In most great museums, particularly those in London, that does not mean new galleries or new objects, important though they may be, but the facilities to unlock the potential of existing collections, education rooms for children and adults, lecture halls, proper conservation facilities and attractive cafes and restaurants.

The same approach can be seen elsewhere in London at the National Portrait Gallery; the Geffrye Museum in the East End, known for its furniture and period rooms; and, most dramatically, at the British Museum, which reopened last month after a $150 million transformation. Other major museums have similar plans. Next October, Tate Britain, the original Tate Gallery at Millbank, will open a new entrance, new galleries and new ancillary spaces at a cost of $54 million. The two national galleries, the National Gallery in London and the National Gallery of Scotland in Edinburgh, have also recently announced ambitious improvement projects. The National Gallery in London is about to start on a master plan that will open up the ground floor, until now largely used by the staff, to the public.
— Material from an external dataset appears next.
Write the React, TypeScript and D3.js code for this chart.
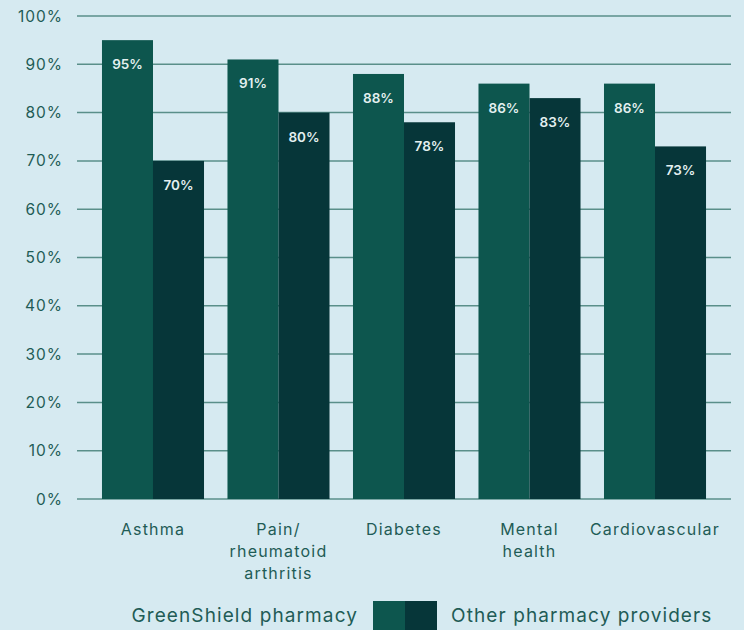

The National Gallery of Scotland will take over the adjacent Royal Scottish Academy and create an underground link to it from the current gallery.

If the main thrust of 20th-century architecture was about clearing the ground and creating something new, the Wallace Collection and the Dulwich Picture Gallery suggest a very different approach for museums and the cities they serve in the 21st century. Perhaps this will turn out to be a century in which people are confident enough to be modern but also confident enough to value the best of the past.